Correction: Limit thematic ETFs to 5-15% of equity allocation. Use broad-market ESG ETFs for core equity exposure.

Triggering unnecessary capital gains in transitions

Selling entire conventional portfolio to buy ESG equivalents creates a large, immediate capital gains tax event.

Consequence: Potentially $10,000-$50,000+ in one-time tax costs that eliminate many years of ESG fee savings.

Correction: Gradual transition over 2-5 years; convert tax-advantaged accounts first; use new contributions before selling appreciated holdings.


Category 4: Regulatory and Compliance Mistakes

Overclaiming ESG integration that doesn't match actual process

Marketing ESG integration that is inadequately implemented — claiming systematic ESG analysis when portfolio managers don't actually apply it — is the most common enforcement pattern (DWS, BNY, Goldman).

Consequence: Regulatory enforcement action, fines, reputational damage.

Correction: Ensure documented ESG processes match actual investment decisions. Compliance review of all ESG disclosures against actual portfolio management practices.

Not reading the regulatory fine print on SFDR classification

Article 8 and 9 SFDR classifications have specific requirements that fund managers underinvested in understanding — leading to misclassification and subsequent downgrades.

Consequence: SFDR downgrade wave of 2022-2023 (Article 9 to Article 8); investor confusion; reputational damage.

Correction: Legal review of SFDR classification methodology; PAI data sourcing confirmation; periodic classification consistency audit.


Category 5: Communication Mistakes

"Doing well by doing good" without qualification

Claiming ESG investing is both financially superior and ethically superior simultaneously, without qualification or acknowledgment of trade-offs.

Consequence: Sets unrealistic expectations; creates credibility problem when 2022-type underperformance occurs; opens greenwashing regulatory exposure.

Correction: Honest performance expectations: broadly comparable long-run returns, with conditional downside protection and governance risk reduction. Acknowledge exclusion costs.

Not explaining what ESG means for your specific strategy

Using "ESG" as a catch-all term without explaining what your specific strategy does and doesn't exclude, how it measures ESG quality, and what outcome it pursues.

Consequence: Investor misalignment; potential greenwashing liability; inability to hold the strategy accountable to specific criteria.

Correction: Specific language for each strategy: "This fund excludes tobacco, controversial weapons, and fossil fuel producers with >15% revenue. It does not exclude fossil fuel utilities or banks that finance fossil fuels.
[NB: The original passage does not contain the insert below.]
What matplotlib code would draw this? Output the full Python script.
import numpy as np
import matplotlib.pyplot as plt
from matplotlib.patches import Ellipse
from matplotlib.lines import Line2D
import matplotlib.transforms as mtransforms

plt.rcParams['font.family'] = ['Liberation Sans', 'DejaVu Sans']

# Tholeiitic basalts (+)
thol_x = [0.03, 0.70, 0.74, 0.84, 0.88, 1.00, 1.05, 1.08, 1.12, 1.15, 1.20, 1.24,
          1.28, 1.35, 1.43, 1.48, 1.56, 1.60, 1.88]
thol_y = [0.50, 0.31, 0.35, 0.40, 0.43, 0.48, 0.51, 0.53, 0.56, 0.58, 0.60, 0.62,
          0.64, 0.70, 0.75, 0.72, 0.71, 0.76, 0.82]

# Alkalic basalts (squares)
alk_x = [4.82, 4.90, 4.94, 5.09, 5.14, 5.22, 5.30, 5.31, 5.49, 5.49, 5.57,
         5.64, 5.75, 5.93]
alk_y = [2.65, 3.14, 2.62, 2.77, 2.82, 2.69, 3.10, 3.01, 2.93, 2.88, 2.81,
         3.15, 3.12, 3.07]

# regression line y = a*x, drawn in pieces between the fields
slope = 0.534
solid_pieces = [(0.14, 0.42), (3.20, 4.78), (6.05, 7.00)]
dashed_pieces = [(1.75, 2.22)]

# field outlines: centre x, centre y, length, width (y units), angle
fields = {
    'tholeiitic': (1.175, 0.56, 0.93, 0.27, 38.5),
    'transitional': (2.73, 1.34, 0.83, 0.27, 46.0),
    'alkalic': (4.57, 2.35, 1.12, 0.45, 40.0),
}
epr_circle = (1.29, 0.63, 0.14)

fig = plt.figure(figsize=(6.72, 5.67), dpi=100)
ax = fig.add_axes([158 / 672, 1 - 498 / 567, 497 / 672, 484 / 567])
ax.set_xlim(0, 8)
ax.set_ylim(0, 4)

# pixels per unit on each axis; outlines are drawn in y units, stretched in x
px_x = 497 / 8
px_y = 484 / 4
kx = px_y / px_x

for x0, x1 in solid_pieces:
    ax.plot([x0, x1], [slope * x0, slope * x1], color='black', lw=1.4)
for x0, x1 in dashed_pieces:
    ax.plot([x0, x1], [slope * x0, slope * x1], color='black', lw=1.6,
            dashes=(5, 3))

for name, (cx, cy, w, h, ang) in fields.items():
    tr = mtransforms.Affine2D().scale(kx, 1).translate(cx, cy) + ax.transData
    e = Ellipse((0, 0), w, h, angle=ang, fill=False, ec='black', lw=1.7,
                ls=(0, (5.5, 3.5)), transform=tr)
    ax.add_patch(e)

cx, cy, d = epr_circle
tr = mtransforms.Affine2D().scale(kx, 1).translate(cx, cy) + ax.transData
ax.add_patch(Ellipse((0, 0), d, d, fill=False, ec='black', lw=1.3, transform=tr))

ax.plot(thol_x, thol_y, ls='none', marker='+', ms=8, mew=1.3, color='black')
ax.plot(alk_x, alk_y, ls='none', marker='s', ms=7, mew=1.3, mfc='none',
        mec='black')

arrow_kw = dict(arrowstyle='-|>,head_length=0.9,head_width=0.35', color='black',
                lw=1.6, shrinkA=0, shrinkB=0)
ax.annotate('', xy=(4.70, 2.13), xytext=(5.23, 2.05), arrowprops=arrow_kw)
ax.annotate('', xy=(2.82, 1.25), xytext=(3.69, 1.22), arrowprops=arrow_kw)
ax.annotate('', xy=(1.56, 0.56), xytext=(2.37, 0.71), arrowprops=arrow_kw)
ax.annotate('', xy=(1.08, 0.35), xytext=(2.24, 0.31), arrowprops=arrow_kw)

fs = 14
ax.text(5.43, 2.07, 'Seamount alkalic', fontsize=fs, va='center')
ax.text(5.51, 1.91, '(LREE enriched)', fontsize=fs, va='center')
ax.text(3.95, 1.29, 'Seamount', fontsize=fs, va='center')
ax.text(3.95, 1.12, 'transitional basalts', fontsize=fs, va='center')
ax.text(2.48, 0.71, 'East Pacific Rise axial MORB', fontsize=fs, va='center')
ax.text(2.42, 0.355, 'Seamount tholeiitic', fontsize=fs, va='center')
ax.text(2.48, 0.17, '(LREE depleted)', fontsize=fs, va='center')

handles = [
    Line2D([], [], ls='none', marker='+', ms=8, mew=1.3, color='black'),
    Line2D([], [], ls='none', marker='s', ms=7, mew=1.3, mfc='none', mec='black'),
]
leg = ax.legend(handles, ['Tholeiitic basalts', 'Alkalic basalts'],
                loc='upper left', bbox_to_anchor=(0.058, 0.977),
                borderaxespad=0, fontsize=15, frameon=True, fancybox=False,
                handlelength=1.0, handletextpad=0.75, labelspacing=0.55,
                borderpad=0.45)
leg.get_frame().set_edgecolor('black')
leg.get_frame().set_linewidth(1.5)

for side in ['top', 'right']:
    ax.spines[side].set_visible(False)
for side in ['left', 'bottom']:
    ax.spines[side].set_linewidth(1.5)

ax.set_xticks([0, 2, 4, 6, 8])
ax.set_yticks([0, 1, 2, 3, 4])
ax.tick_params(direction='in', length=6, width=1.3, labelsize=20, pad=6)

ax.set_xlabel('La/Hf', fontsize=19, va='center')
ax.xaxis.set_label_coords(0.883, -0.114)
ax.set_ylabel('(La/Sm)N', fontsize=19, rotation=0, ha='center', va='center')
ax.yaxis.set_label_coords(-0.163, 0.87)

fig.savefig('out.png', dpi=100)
It does not aim to cause impact through engagement."


How This Chapter Is Organized

The following articles in Chapter 15 examine each category of common mistake in detail:

Conceptual mistakes (Articles 2-4): ESG objective confusion, performance overclaiming, and impact attribution errors in depth.

Analytical mistakes (Articles 5-7): ESG data misuse, ratings reliance problems, and portfolio construction analytical errors.

Implementation mistakes (Articles 8-11): Fund selection errors, portfolio construction mistakes, tax errors, and ESG retirement account mistakes.

Institutional mistakes (Articles 12-14): Institutional investor-specific errors in ESG integration, engagement, and reporting.

Communication and regulatory mistakes (Articles 15-16): Greenwashing communication mistakes and regulatory compliance failures.



Summary

Common ESG mistakes cluster into five categories: conceptual (treating ESG as a single strategy with universal benefits), analytical (single-provider ratings reliance, estimated data overconfidence), implementation (fund name selection without criteria verification, thematic ETFs as core holdings, unnecessary capital gains transitions), regulatory (marketing ESG integration that exceeds actual process, SFDR misclassification), and communication (unconditional "doing well by doing good" claims, undefined ESG strategy descriptions). The most consequential mistake across all categories is the conceptual error of not specifying which ESG objective you are pursuing — risk management, values alignment, or impact — before selecting strategy, performance benchmark, or success metric. All other mistakes become more manageable once this foundational clarity is established.